Letters to the Editor

Letter: Baloney Detection Kit

In 1997, the brilliant, wise and sage astrophysicist Carl Sagan wrote: “In popularizing science and trying to make its methods and findings accessible to non-scientists, it then follows that not explaining science seems to me to be perverse. And there is another reason: Science is more than a body of knowledge; it is a way of thinking. I have a foreboding of an America when we are only a service and information economy, when awesome technological powers are in the hands of a very few, and no one representing the public interest can even grasp the issues, when the people have lost the ability to set their own agendas or knowledgeably question those in authority, unable to distinguish between that feels good and what is true. We have arranged a global civilization in which most crucial elements, including intelligent voting, depends profoundly on science and technology. We have arranged society such that few understand science and technology. Sooner or later this combustible mixture of ignorance and power will blow up in our faces.”

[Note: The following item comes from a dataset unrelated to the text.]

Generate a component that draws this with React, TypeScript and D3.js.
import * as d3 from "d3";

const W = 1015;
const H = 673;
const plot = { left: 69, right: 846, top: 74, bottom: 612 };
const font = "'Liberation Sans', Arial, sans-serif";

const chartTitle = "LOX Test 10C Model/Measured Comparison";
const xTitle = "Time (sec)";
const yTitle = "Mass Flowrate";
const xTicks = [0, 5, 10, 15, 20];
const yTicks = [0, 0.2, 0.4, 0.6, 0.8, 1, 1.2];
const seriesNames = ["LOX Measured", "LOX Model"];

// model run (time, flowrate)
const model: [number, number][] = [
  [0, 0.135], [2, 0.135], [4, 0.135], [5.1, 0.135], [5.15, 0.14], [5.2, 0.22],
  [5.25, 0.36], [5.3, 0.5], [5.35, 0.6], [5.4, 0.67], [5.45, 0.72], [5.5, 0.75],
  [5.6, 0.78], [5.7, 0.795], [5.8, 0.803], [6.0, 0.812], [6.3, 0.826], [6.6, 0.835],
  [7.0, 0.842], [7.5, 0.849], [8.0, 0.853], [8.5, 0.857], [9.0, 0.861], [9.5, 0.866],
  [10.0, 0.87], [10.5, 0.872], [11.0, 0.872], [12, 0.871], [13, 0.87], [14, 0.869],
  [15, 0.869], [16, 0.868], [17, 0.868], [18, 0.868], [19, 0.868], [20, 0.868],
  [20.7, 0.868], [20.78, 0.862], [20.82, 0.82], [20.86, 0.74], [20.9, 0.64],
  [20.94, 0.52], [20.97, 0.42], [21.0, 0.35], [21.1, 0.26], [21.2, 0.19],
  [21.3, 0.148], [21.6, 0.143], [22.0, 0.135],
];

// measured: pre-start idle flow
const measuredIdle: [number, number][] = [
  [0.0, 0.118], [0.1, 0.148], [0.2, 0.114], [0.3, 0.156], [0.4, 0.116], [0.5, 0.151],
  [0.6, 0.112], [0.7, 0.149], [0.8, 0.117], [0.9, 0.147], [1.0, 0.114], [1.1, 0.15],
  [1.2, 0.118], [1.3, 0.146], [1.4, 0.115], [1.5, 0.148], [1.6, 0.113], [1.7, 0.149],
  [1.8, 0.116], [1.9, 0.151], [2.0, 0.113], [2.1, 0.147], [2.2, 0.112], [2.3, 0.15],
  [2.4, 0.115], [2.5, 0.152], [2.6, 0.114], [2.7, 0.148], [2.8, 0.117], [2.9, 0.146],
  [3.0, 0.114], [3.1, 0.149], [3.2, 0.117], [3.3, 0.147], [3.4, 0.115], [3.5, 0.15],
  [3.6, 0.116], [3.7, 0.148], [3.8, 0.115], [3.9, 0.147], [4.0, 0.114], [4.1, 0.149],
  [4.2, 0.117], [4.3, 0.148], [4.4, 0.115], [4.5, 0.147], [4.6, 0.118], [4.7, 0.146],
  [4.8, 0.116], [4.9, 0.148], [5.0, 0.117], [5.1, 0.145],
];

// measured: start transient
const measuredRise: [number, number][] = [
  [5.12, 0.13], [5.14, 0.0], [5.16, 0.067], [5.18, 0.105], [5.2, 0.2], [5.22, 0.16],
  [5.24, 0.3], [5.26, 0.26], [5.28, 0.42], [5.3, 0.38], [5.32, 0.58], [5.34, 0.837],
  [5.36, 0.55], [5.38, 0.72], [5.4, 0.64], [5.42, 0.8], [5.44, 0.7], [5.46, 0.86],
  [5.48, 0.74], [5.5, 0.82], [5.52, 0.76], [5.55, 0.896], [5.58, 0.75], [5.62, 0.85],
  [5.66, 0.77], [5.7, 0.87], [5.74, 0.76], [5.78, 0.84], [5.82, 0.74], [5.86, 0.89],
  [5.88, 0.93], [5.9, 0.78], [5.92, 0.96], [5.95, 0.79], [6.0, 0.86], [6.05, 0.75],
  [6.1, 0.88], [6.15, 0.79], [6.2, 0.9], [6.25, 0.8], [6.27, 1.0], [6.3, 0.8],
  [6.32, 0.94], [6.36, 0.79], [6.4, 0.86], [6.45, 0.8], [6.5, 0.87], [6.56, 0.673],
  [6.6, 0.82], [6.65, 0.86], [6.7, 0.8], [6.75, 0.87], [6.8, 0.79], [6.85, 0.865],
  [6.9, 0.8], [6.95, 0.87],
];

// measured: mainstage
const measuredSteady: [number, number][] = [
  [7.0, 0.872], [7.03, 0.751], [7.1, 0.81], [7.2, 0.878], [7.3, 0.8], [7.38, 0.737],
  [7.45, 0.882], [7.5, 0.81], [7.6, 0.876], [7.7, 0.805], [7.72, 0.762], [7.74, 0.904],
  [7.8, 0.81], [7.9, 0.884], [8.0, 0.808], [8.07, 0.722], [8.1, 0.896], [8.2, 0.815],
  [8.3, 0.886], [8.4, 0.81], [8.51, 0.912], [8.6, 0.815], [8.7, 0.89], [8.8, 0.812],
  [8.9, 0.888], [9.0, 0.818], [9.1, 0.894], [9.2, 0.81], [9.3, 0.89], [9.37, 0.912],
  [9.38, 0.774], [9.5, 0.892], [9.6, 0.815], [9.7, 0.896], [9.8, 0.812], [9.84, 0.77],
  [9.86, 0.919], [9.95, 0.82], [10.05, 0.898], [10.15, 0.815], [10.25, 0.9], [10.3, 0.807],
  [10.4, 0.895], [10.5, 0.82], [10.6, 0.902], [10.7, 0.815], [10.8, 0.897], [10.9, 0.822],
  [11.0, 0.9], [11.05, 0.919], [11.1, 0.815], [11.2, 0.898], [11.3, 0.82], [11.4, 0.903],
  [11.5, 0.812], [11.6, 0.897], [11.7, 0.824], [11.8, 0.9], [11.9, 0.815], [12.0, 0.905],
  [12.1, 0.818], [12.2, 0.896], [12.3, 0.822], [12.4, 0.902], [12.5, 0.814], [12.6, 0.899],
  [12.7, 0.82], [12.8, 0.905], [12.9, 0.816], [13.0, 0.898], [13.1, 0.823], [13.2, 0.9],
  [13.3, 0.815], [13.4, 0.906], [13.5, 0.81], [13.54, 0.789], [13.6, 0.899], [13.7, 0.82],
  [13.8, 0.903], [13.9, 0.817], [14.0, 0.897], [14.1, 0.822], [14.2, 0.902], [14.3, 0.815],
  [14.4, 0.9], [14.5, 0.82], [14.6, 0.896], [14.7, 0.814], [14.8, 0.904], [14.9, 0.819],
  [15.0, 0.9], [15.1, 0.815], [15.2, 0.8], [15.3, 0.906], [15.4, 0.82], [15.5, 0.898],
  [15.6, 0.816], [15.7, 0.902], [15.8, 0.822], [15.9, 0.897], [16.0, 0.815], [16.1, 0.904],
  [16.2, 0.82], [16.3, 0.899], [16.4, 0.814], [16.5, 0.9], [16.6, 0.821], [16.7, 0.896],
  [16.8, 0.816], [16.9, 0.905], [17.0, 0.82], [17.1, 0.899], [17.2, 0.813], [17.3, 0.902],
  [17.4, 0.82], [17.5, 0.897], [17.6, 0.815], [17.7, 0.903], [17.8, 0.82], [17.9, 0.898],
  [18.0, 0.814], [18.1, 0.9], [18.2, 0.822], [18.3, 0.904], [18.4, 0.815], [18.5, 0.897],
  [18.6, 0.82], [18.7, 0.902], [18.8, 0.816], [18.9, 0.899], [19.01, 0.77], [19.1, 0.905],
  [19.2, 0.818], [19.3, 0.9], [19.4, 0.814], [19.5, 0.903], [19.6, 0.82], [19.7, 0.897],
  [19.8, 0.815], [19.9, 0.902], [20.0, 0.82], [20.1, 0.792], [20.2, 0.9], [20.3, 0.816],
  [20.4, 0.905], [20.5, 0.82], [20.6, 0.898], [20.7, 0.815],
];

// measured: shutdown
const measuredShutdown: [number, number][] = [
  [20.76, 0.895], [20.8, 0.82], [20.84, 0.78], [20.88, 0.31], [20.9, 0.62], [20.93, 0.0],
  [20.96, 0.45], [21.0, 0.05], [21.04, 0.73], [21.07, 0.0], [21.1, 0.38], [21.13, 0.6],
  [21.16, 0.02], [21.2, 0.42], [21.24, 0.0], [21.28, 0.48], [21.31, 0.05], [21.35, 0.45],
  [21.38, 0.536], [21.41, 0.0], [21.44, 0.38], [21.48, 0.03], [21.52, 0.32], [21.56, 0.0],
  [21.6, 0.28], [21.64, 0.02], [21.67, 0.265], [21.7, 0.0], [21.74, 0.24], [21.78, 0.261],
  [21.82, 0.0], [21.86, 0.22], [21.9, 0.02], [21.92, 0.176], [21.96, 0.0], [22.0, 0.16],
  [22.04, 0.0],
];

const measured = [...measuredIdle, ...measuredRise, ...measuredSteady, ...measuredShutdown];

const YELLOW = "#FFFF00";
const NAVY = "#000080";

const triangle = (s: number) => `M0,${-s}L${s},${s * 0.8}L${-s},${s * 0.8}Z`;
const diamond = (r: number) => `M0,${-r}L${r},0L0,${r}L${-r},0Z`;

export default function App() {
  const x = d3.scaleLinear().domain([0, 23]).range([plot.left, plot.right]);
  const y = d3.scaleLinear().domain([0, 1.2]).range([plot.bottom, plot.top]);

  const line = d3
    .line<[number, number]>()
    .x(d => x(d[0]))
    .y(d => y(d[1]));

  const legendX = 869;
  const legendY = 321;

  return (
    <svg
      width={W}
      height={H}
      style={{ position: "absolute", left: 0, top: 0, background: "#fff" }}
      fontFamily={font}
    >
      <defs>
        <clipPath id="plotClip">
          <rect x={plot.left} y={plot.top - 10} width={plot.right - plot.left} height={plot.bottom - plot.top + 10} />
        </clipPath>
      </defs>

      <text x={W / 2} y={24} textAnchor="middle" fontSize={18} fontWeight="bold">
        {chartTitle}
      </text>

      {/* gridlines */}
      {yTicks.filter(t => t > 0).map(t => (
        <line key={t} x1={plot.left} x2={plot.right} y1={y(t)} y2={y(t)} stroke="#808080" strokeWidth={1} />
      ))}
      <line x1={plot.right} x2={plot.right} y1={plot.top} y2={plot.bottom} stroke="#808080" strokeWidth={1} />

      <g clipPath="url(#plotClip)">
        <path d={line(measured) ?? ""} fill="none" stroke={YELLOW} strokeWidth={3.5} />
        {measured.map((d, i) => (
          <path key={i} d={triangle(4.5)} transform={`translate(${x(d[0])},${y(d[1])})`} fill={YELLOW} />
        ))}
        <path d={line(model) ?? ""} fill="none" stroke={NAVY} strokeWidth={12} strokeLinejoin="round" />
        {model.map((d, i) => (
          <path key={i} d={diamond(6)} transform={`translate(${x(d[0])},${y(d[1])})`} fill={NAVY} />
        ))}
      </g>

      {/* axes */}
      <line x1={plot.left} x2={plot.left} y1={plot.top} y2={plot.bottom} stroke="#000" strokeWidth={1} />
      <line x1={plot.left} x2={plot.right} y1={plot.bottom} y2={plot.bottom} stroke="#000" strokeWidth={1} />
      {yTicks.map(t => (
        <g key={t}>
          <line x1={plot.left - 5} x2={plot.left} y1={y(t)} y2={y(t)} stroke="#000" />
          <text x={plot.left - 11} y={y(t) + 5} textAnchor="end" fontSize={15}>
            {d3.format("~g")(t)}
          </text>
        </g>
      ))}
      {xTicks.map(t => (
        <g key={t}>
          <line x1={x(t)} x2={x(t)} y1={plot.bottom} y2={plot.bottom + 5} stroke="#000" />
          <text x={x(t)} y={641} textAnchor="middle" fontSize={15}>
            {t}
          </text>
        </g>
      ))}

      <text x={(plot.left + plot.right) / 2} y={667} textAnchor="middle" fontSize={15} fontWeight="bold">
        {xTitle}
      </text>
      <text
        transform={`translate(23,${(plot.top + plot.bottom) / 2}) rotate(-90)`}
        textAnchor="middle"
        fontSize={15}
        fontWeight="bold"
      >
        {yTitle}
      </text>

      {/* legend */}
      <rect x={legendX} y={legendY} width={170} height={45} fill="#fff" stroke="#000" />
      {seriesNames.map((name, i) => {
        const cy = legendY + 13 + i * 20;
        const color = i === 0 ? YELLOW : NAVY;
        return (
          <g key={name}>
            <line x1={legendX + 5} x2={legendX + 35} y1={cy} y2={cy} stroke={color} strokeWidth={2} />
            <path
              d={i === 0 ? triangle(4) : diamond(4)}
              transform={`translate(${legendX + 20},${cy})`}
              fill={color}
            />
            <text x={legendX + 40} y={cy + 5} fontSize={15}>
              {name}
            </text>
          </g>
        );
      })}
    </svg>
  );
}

Standing next to the deceitful Steve Bannon at the Conservative Political Action Committee, or CPAC, Sarah Palin spoke: “We can’t give up on the other corrupt acts that put our country in the position we are in, like the 30,000 emails that were erased and, ‘Oh, that was OK that crooked Hillary did that.’ Benghazi. Oh, my gosh. All these things were, ‘Oh, yeah, we’re going to investigate.’ Congress should be having these badass huge rallies on the steps of the Capitol, and it should be Congressmen, they have a platform. They should be having these press conferences.  They should be having these fireside chats. They should do whatever they can to get out these with a message to the public to let them know what’s going on. I don’t know why they don’t seize the opportunity.”  Absolute unintelligible balderdash, no?

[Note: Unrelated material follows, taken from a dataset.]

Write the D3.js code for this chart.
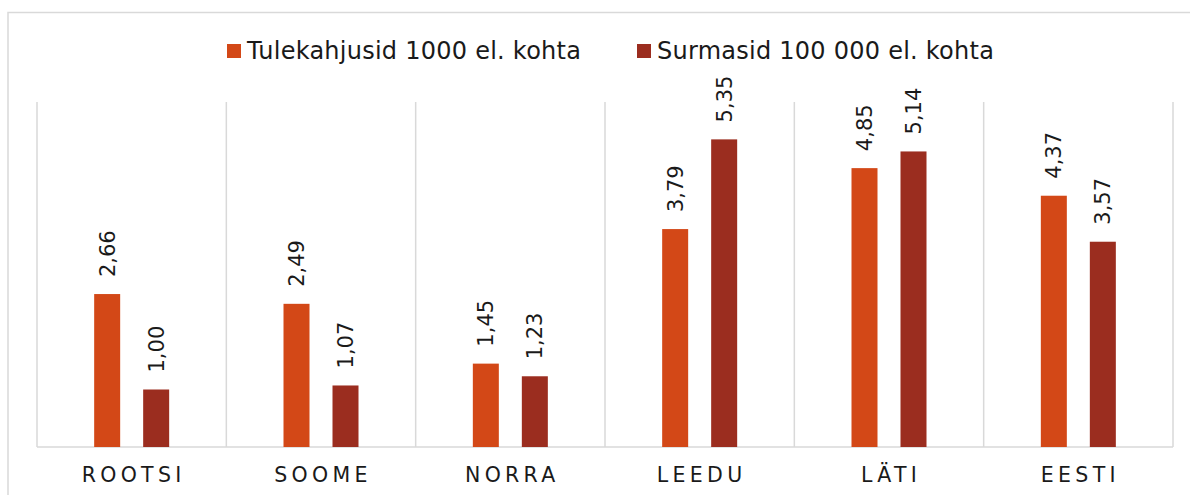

Sagan described the Baloney Detection Kit, which provides many “tools,” but I distill it to the tools for rational and skeptical thinking; it must also teach us what not to do. As Thomas Paine wrote in “The Age of Reason”: “It is impossible to calculate the moral mischief that mental lying, infidelity, has produced in society … and he has thus prepared himself for the commission of every crime.” Consider the bamboozlers’ lineup today in Alaska and America: Palin, Donald Trump, the U.S. Supreme Court, Mike Dunleavy and Dave Bronson, for starters. The Baloney Detection Meter registers highest red alert. Danger.Remarkable, then, that throughout history, so many brilliant minds could envision such frightening and moral American societal consequences.